The Pre-classical period marked the beginning of the Gnostic texts called the “Upanishads” – an important piece of literature in the history of Indian religions. More than 200 scriptures were believed to be written during this period. Bhagavad-Gita – one of the sacred religious books in Hindu religion and a remarkable yoga scripture was also composed during this period. This is a time when yoga practice found its way into the Buddhism religion. The pre-classical period spreads over 2,000 years.
The classical period is defined by “Yoga Sutras” – the first-ever systematic representation of yoga. The meaning of the word “Sutra” is “thread”, so the term “yoga sutras” means “threads of wisdom”. Maharshi Patanjali introduced the “8-step system” commonly known as “Raja Yoga” that would allow an individual to attain enlightenment by means of mental and spiritual purification.
This is a time when the historic yoga took a turn. Instead of focusing purely on the spiritual side (as mentioned in Yoga Sutras), the physical side of yoga was developed during this period. Yogis during this period started probing the hidden powers of the human body and soon developed a new Yoga system incorporating various exercises with meditation to achieve transcendence. This is the time when we saw the emergence of “Hatha Yoga” and “Tantra Yoga” – two forms of yoga that are currently in practice throughout the world.
The new-age of yoga began with famous Yogis from India traveling to the Western world and spreading the knowledge and benefits of yoga to the masses. Swami Vivekananda – a student of Rama Krishna is regarded as the first person to have introduced the Vedic philosophy to the Western world. After him, many other well-known Yogis including Swami Shivananda, Swami Kuvalayananda, Swami Rama, Shri T. Krishnamacharya, Swami Satyananda, Shri Yogendra, Acharya Rajanish, and Maharshi Mahesh Yogi have contributed greatly to making yoga a common household name and practice throughout the world.

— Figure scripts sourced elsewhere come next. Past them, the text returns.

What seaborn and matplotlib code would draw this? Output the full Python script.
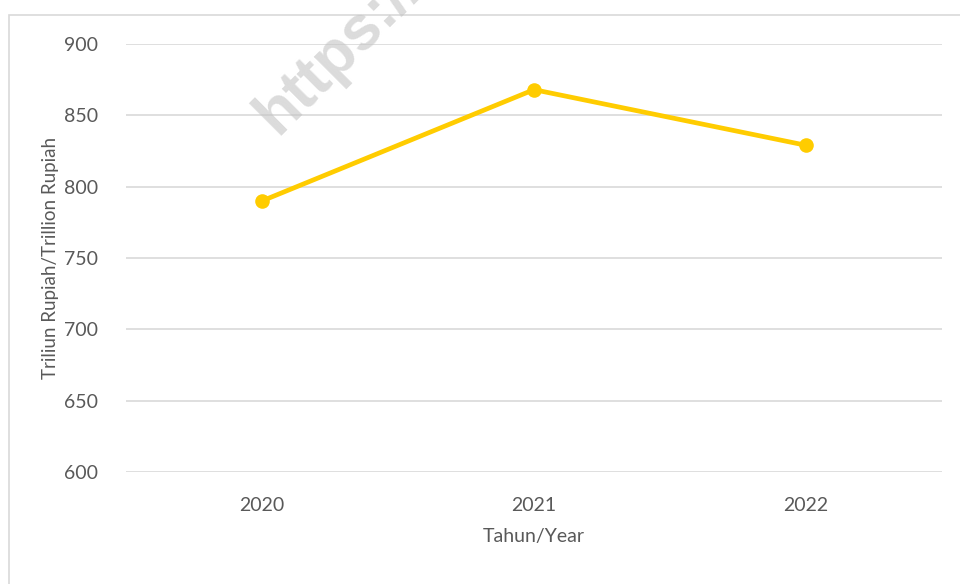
import seaborn as sns
import matplotlib.pyplot as plt
import pandas as pd
from matplotlib.patches import Rectangle

# data
years = ["2020", "2021", "2022"]
values = [790, 868, 829]
y_ticks = [600, 650, 700, 750, 800, 850, 900]

TEXT = "#595959"
GRID = "#d9d9d9"
LINE = "#FFCC00"

sns.set_style("white")
plt.rcParams["font.family"] = ["Lato", "DejaVu Sans"]

df = pd.DataFrame({"year": years, "value": values})

fig = plt.figure(figsize=(9.6, 5.84), dpi=100)
ax = fig.add_axes([126 / 960, 1 - 472 / 584, (942 - 126) / 960, (472 - 44) / 584])

# watermark behind everything
fig.text(277 / 960, 1 - 136 / 584, "https://", rotation=45, rotation_mode="anchor",
         ha="left", va="baseline", fontsize=45, fontweight="bold",
         family="Liberation Sans", color="#c4c4c4", alpha=0.6, zorder=0)

for t in y_ticks:
    ax.axhline(t, color=GRID, lw=1.2, zorder=1)

sns.lineplot(data=df, x="year", y="value", ax=ax, color=LINE, lw=3.4,
             marker="o", markersize=10.5, markeredgewidth=0, zorder=3, sort=False)

ax.set_xlim(-0.5, 2.5)
ax.set_ylim(600, 900)
ax.set_yticks(y_ticks)
ax.set_xticks(range(len(years)))
ax.set_xticklabels(years)
ax.tick_params(axis="both", length=0, labelsize=14, labelcolor=TEXT)
ax.tick_params(axis="y", pad=20)
ax.tick_params(axis="x", pad=18)
ax.set_xlabel("Tahun/Year", fontsize=14, color=TEXT, labelpad=10)
ax.set_ylabel("Triliun Rupiah/Trillion Rupiah", fontsize=13.5, color=TEXT, labelpad=4)
for s in ax.spines.values():
    s.set_visible(False)
ax.patch.set_alpha(0)

# outer chart border (left and top visible)
fig.patches.append(Rectangle((8.5 / 960, -0.5), 2, 0.5 + (1 - 14.5 / 584),
                             transform=fig.transFigure, fill=False,
                             edgecolor=GRID, lw=1.2, zorder=0))

fig.savefig("out.png", dpi=100)
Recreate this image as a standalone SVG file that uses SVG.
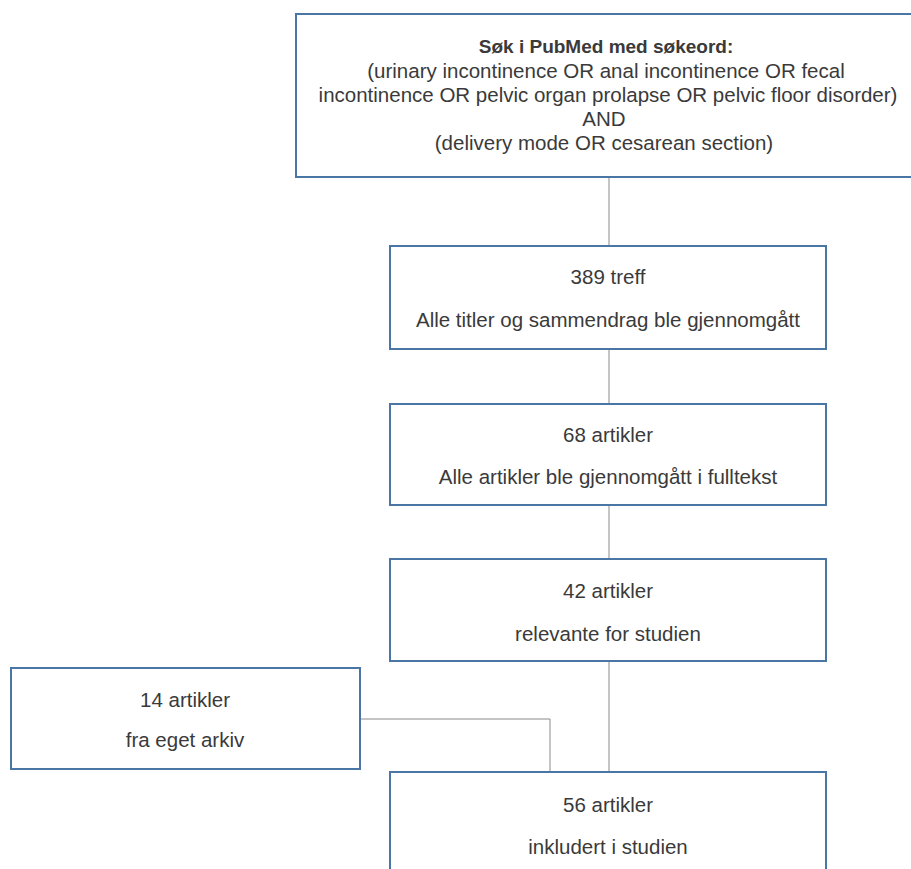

Over the years, yoga has endured the test of the time and remained intact, now it is practiced in one form or another by billions of people around the globe, thanks to the many great benefits it offers. Although the techniques of yoga have evolved over the years, the key benefits of achieving spiritual uplifting, inner connectivity, and complete harmony between mind, body, and soul remain the same.